Máquinas de los ochenta, devoción por los grandes maestros y un escaparate para los desarrolladores españoles y valencianos. Del Tilt al Byte se convierte en visita obligada para todos, un espacio que respira amor al silicio en el MUVIM.
Las puertas se abrieron para Navidad, ya saben, niños y adolescentes sin clase que abarrotan las salas del MUVIM en busca de historia del videojuego. No obstante, veo que allí, al margen de personalidades políticas y algunos periodistas que les siguen a todos los actos (sin mucha idea a la hora de diferenciar un joystick de un vibrador), no hay más que amantes de los videojuegos en su más amplia definición.
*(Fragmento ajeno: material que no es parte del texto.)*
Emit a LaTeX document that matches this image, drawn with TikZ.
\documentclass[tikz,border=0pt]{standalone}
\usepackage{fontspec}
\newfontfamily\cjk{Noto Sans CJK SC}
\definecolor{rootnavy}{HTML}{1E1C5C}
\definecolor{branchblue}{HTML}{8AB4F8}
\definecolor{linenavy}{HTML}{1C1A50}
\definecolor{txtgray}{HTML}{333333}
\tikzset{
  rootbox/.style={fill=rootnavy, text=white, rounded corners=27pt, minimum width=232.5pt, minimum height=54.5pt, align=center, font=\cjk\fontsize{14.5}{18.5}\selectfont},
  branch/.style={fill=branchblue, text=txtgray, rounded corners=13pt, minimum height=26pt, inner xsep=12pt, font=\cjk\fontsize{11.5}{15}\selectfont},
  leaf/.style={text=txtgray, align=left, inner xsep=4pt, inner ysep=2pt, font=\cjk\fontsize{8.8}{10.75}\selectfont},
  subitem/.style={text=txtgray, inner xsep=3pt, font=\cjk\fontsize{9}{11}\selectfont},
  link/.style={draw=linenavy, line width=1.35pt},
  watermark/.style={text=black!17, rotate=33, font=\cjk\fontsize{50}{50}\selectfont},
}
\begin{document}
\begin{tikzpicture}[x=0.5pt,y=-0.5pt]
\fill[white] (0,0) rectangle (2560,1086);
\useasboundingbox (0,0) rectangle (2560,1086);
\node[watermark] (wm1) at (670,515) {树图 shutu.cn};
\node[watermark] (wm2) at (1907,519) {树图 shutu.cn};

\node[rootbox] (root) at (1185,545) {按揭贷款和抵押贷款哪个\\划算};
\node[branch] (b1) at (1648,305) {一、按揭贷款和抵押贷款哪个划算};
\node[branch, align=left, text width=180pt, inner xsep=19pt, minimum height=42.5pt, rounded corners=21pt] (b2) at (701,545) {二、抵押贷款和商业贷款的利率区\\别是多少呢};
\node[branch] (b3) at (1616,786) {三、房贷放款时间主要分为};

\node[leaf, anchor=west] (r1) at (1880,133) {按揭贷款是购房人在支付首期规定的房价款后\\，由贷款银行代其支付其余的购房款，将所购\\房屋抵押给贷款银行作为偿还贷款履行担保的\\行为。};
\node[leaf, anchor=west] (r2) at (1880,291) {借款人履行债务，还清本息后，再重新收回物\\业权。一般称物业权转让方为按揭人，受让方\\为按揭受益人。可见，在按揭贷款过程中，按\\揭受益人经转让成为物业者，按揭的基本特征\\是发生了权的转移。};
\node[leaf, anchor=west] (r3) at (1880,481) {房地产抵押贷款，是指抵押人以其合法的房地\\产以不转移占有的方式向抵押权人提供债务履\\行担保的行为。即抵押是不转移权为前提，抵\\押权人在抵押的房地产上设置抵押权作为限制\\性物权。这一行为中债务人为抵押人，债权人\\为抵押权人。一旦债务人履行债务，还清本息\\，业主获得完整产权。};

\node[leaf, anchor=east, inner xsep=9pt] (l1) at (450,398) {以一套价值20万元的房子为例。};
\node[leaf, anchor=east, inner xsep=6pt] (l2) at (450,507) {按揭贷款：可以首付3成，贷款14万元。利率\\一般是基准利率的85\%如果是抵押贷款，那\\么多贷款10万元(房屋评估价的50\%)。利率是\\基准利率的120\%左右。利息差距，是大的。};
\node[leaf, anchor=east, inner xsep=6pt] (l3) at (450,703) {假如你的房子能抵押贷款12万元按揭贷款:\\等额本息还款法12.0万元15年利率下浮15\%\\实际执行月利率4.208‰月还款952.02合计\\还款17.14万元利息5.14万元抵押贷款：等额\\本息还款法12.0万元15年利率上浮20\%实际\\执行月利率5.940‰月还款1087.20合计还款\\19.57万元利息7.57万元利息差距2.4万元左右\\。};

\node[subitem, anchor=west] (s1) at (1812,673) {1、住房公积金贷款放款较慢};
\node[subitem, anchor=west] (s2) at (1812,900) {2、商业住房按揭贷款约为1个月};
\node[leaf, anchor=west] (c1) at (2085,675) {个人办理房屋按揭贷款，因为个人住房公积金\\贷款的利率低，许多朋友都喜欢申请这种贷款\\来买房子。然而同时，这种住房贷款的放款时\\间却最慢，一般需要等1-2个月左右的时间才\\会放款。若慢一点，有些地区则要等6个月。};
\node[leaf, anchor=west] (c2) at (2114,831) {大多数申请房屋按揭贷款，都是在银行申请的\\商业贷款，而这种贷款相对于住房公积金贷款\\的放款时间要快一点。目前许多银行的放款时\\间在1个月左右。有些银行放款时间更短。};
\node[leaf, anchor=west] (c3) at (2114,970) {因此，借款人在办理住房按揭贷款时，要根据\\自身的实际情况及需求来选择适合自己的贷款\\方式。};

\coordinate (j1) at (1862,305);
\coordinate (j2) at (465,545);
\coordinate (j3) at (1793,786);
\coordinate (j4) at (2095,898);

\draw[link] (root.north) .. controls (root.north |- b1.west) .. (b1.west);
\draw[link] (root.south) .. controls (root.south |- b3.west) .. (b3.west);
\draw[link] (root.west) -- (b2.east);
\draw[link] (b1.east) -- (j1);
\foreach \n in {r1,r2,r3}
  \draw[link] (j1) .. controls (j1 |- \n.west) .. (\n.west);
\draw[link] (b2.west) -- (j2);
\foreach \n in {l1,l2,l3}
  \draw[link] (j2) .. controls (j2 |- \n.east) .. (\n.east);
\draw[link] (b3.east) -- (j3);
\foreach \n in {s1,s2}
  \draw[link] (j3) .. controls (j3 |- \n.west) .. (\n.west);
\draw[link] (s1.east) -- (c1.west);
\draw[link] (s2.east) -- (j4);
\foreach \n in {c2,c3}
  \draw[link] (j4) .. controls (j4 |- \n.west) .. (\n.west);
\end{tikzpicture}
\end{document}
Nada de cosplayers ni de camisetas pretendidamente frikis. Sí veo a gente desconocida que comparte gustos y no necesita de gorritos de Minecraft o de World of Warcraft para hacerse notar (“¡eh! ¡Hola, soy gamer, miradme!”). Tampoco veo a una multitud de niños o adolescentes ilusionados, mirando las maquinitas, pienso inmediatamente que están demasiado obcecados en el hoy y el ahora, entre el Youtuber y el trollismo. Es el primer día, no pasa nada, seguro que más adelante lo visitarán. Eso espero.
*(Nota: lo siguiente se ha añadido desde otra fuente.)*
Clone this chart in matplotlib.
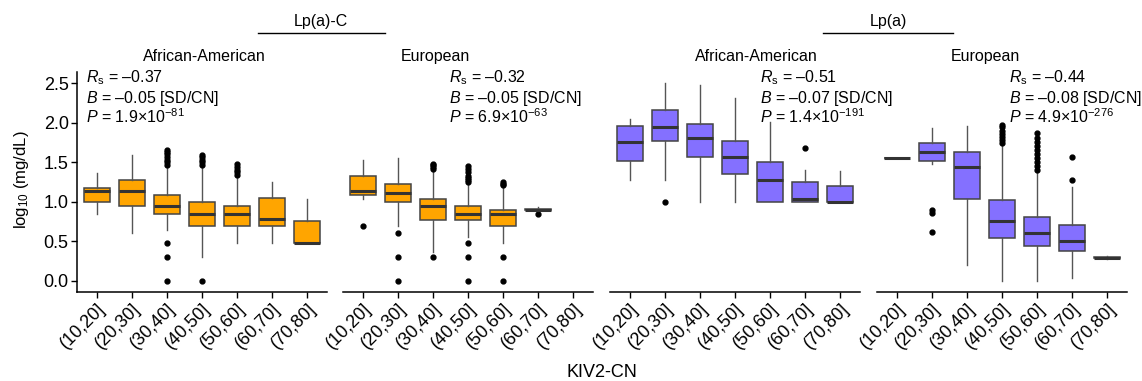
import matplotlib
matplotlib.use("Agg")
import matplotlib.pyplot as plt
import numpy as np

plt.rcParams['font.family'] = ['Liberation Sans', 'DejaVu Sans']
plt.rcParams['mathtext.fontset'] = 'custom'
plt.rcParams['mathtext.rm'] = 'Liberation Sans'
plt.rcParams['mathtext.it'] = 'Liberation Sans:italic'
plt.rcParams['mathtext.bf'] = 'Liberation Sans:bold'

bins = ["(10,20]", "(20,30]", "(30,40]", "(40,50]", "(50,60]", "(60,70]", "(70,80]"]

# Lp(a)-C, African-American
aa_c_lo = [0.85, 0.60, 0.64, 0.30, 0.475, 0.475, 0.477]
aa_c_q1 = [1.00, 0.95, 0.84, 0.695, 0.695, 0.695, 0.477]
aa_c_med = [1.14, 1.14, 0.95, 0.845, 0.845, 0.78, 0.477]
aa_c_q3 = [1.18, 1.275, 1.08, 1.00, 0.95, 1.05, 0.76]
aa_c_hi = [1.36, 1.59, 1.44, 1.455, 1.32, 1.25, 1.035]
aa_c_fl = [[], [],
           [0.0, 0.30, 0.475, 1.47, 1.50, 1.53, 1.56, 1.60, 1.63, 1.66],
           [0.0, 1.47, 1.50, 1.53, 1.56, 1.59],
           [1.34, 1.37, 1.40, 1.44, 1.48],
           [], []]

# Lp(a)-C, European
eu_c_lo = [1.035, 0.695, 0.36, 0.55, 0.475, 0.89, None]
eu_c_q1 = [1.085, 1.00, 0.77, 0.77, 0.695, 0.895, None]
eu_c_med = [1.14, 1.115, 0.95, 0.845, 0.845, 0.90, None]
eu_c_q3 = [1.325, 1.23, 1.04, 0.95, 0.90, 0.905, None]
eu_c_hi = [1.53, 1.55, 1.40, 1.21, 1.17, 0.93, None]
eu_c_fl = [[0.695],
           [0.0, 0.30, 0.60],
           [0.30, 1.42, 1.44, 1.46, 1.48],
           [0.0, 0.30, 0.475, 1.25, 1.28, 1.30, 1.33, 1.37, 1.41, 1.45],
           [0.0, 0.30, 1.21, 1.23, 1.25],
           [0.84], []]

# Lp(a), African-American
aa_a_lo = [1.28, 1.28, 1.00, 1.00, 1.00, 1.00, 1.00]
aa_a_q1 = [1.52, 1.77, 1.57, 1.35, 1.00, 1.00, 1.00]
aa_a_med = [1.75, 1.95, 1.80, 1.57, 1.275, 1.035, 1.00]
aa_a_q3 = [1.96, 2.16, 1.98, 1.77, 1.50, 1.25, 1.20]
aa_a_hi = [2.05, 2.50, 2.47, 2.31, 2.01, 1.40, 1.39]
aa_a_fl = [[], [1.00], [], [], [], [1.675], []]

# Lp(a), European
eu_a_lo = [1.55, 1.48, 0.20, 0.0, 0.0, 0.04, 0.28]
eu_a_q1 = [1.55, 1.51, 1.03, 0.54, 0.44, 0.38, 0.285]
eu_a_med = [1.55, 1.63, 1.44, 0.76, 0.60, 0.50, 0.295]
eu_a_q3 = [1.55, 1.74, 1.625, 1.02, 0.81, 0.71, 0.305]
eu_a_hi = [1.55, 1.93, 1.96, 1.72, 1.38, 1.19, 0.31]
eu_a_fl = [[], [0.615, 0.86, 0.90], [],
           [1.74, 1.78, 1.82, 1.86, 1.90, 1.94, 1.97],
           [1.40, 1.45, 1.50, 1.55, 1.60, 1.65, 1.70, 1.75, 1.80, 1.87],
           [1.275, 1.56], []]

titles = ["African-American", "European", "African-American", "European"]
stats_text = [("–0.37", "–0.05", "1.9", "-81"),
              ("–0.32", "–0.05", "6.9", "-63"),
              ("–0.51", "–0.07", "1.4", "-191"),
              ("–0.44", "–0.08", "4.9", "-276")]

panels = [
    (aa_c_lo, aa_c_q1, aa_c_med, aa_c_q3, aa_c_hi, aa_c_fl, "#FFA500"),
    (eu_c_lo, eu_c_q1, eu_c_med, eu_c_q3, eu_c_hi, eu_c_fl, "#FFA500"),
    (aa_a_lo, aa_a_q1, aa_a_med, aa_a_q3, aa_a_hi, aa_a_fl, "#8470FF"),
    (eu_a_lo, eu_a_q1, eu_a_med, eu_a_q3, eu_a_hi, eu_a_fl, "#8470FF"),
]

W, H = 1142, 381
fig = plt.figure(figsize=(W / 100, H / 100), dpi=100)

left_px = [77, 343, 610, 877]
title_x = [204, 435, 756, 985]
note_x = [86, 449, 760, 1009]
ax_w = 250
ax_top, ax_bot = 72, 292

for i, (lo, q1, med, q3, hi, fl, col) in enumerate(panels):
    ax = fig.add_axes([left_px[i] / W, 1 - ax_bot / H, ax_w / W, (ax_bot - ax_top) / H])
    stats = []
    pos = []
    for k in range(len(bins)):
        if med[k] is None:
            continue
        stats.append(dict(whislo=lo[k], q1=q1[k], med=med[k], q3=q3[k], whishi=hi[k], fliers=fl[k]))
        pos.append(k + 1)
    ax.bxp(stats, positions=pos, widths=0.75, patch_artist=True, showcaps=False,
           boxprops=dict(facecolor=col, edgecolor="#444444", linewidth=1.1),
           medianprops=dict(color="#333333", linewidth=2.2),
           whiskerprops=dict(color="#555555", linewidth=1.0),
           flierprops=dict(marker="o", markerfacecolor="black", markeredgecolor="black",
                           markersize=3.5, linestyle="none"))
    ax.set_xlim(0.43, 7.57)
    ax.set_ylim(-0.139, 2.639)
    ax.set_xticks(range(1, 8))
    ax.set_xticklabels(bins, rotation=45, ha="right", rotation_mode="anchor", fontsize=13)
    ax.spines[["top", "right"]].set_visible(False)
    ax.spines["bottom"].set_linewidth(1.1)
    ax.tick_params(axis="x", length=4, width=1, pad=2)
    if i == 0:
        ax.set_yticks([0.0, 0.5, 1.0, 1.5, 2.0, 2.5])
        ax.set_yticklabels(["0.0", "0.5", "1.0", "1.5", "2.0", "2.5"], fontsize=13)
        ax.spines["left"].set_linewidth(1.1)
        ax.tick_params(axis="y", length=4, width=1, pad=2)
    else:
        ax.spines["left"].set_visible(False)
        ax.set_yticks([])
    ax.patch.set_alpha(0)

    fig.text(title_x[i] / W, 1 - 61 / H, titles[i], ha="center", va="baseline", fontsize=11.5)
    r, b, p, e = stats_text[i]
    fig.text(note_x[i] / W, 1 - 82 / H, "$R_{\\mathrm{s}}$ = " + r, ha="left", va="baseline", fontsize=11.5)
    fig.text(note_x[i] / W, 1 - 103 / H, "$B$ = " + b + " [SD/CN]", ha="left", va="baseline", fontsize=11.5)
    fig.text(note_x[i] / W, 1 - 123 / H, "$P$ = " + p + "×10$^{" + e + "}$", ha="left", va="baseline", fontsize=11.5)

# group headers
fig.text(321 / W, 1 - 26 / H, "Lp(a)-C", ha="center", va="baseline", fontsize=11.5)
fig.add_artist(plt.Line2D([258 / W, 385 / W], [1 - 33 / H, 1 - 33 / H], color="black", linewidth=1.0))
fig.text(888 / W, 1 - 26 / H, "Lp(a)", ha="center", va="baseline", fontsize=11.5)
fig.add_artist(plt.Line2D([823 / W, 953 / W], [1 - 33 / H, 1 - 33 / H], color="black", linewidth=1.0))

fig.text(602 / W, 1 - 377 / H, "KIV2-CN", ha="center", va="baseline", fontsize=13)
fig.text(22 / W, 1 - 180 / H, "log$_{10}$ (mg/dL)", ha="center", va="center", rotation=90, fontsize=12)

fig.savefig("out.png", dpi=100)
Me decían antes de acudir a la inauguración que la exposición estaría dividida en niveles. El Nivel 1 era la prehistoria de los videojuegos; el Nivel 2, máquinas casi antropomórficas de otra época y así sucesivamente hasta llegar a la actualidad. Las ideas eran geniales, la plasmación por niveles también. “¿Demasiado ambicioso?” Llegué a pensar. Nada de eso, la recreación de las obras más importantes de la historia de los videojuegos, textos de los autores más potentes, desde obvios como Miyamoto o Yu Suzuki hasta los popes del mercado patrio. Allí estaban sus biografías, la perfecta genuflexión ante José Vicente Pons, los hermanos Ruiz, Gonzalo Suárez o Paco Menéndez.
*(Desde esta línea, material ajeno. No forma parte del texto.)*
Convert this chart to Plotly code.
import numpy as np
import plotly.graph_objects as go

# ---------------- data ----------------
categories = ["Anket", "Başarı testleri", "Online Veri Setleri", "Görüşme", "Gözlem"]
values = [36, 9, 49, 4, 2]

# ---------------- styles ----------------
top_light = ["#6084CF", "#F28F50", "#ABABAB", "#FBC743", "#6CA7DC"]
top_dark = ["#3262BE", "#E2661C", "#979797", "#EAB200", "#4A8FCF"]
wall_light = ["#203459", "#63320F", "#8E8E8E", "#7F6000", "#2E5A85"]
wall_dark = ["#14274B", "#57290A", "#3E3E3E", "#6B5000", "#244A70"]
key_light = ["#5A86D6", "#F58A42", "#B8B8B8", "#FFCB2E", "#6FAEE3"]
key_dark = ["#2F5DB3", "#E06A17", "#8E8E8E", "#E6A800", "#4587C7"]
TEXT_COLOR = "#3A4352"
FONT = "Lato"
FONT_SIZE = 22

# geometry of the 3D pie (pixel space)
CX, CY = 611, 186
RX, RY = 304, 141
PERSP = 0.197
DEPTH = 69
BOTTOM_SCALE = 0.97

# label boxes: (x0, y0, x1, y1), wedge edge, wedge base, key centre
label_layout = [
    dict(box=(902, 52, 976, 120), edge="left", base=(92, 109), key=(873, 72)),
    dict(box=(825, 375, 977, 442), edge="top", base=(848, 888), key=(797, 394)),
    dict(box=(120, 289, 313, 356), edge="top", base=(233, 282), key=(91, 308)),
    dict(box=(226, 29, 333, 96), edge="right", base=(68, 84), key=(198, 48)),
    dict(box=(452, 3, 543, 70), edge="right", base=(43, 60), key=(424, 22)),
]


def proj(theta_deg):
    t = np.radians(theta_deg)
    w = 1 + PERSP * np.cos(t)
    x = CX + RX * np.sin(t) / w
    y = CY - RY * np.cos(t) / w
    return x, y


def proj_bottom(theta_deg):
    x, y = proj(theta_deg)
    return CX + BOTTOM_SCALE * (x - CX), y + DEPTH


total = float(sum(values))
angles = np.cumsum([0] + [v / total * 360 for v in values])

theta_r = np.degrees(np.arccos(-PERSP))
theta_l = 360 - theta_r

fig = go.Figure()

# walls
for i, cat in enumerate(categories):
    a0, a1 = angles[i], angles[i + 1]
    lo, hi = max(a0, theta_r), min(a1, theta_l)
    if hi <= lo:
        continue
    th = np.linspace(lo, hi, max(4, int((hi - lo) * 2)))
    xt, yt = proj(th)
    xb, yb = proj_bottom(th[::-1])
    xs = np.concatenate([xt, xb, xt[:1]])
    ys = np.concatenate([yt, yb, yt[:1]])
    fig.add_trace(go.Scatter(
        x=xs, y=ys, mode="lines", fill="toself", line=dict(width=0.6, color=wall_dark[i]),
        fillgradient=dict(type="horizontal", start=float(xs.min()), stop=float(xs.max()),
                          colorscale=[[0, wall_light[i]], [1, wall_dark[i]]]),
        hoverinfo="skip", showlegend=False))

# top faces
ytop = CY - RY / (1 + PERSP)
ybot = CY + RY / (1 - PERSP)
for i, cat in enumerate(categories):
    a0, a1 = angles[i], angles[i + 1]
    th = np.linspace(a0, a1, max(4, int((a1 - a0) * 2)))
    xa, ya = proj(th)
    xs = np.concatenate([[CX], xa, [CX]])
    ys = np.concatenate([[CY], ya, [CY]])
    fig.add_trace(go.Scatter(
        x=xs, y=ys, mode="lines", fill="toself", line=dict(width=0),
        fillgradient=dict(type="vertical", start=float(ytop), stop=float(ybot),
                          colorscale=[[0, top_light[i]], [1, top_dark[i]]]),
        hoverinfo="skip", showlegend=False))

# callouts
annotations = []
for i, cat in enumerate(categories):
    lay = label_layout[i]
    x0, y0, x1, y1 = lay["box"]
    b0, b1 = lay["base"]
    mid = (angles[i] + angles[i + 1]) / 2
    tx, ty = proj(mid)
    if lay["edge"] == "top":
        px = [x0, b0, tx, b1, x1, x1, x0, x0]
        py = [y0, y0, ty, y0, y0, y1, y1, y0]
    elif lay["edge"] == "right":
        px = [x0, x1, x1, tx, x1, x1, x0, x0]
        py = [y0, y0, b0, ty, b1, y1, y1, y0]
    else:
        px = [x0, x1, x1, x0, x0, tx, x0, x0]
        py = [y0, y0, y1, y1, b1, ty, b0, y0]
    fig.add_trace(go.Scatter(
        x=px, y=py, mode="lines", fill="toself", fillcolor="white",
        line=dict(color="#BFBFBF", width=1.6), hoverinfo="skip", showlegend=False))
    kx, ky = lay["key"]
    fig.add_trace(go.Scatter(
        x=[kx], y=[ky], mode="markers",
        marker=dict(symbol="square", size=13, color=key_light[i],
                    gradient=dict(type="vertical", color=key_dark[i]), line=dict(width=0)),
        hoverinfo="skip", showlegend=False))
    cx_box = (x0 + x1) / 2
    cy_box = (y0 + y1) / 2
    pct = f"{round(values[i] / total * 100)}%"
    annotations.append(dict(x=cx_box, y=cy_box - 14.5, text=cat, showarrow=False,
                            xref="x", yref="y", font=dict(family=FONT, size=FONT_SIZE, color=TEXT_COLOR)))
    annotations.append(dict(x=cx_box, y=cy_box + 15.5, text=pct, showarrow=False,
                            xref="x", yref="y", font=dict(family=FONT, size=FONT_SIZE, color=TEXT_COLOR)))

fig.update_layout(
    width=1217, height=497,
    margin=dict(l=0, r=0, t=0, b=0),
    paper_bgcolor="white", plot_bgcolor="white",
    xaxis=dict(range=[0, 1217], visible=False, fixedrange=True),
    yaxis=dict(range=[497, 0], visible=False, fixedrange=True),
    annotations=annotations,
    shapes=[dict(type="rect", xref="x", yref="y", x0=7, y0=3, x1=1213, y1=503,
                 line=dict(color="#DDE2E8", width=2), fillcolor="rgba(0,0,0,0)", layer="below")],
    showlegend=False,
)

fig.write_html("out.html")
Avancé más y me encontré con la demostración de lo variada y comprimida historia del soft. Me encontré con casi media década de máquinas del pasado. Una de las colecciones de consolas más completas que he visto nunca. Sin duda, una visita que no me esperaba en Valencia. Siendo franco, pensé en que únicamente Madrid o Barcelona conseguirían ese nivel de tacto y devoción. Nada de eso.
Paseando, mientras sorteaba con un amigo las decenas de espaldas que allí se agolpaban, vi cómo los desarrolladores valencianos que habían acudido al acto (Akamon, Elite 3D, Red Little House, Akaoni, etc) se hacían fotos al encontrar sus respectivas columnas. Era glorioso encontrarse con aquello. Centenares de personas con una misma afición haciendo saltar por los aires los flashes de sus móviles, descargando los videojuegos que allí se exponían.
Sin duda, es el paso más grande que ha dado Valencia en el terreno de los videojuegos, una exposición (tristemente temporal e instalada hasta finales de febrero) que se añade a otros eventos como Dreamhack y que convierte a la ciudad en el escaparate de todo un país. Me fui con la sensación de irme demasiado pronto, con la necesidad de quedarme allí para siempre, como un limbo bien amueblado. Y es que, con pinballs ochenteros de Star Wars y arcades originales de Space Invaders bien pasaría allí mismo una eternidad al servicio del silicio.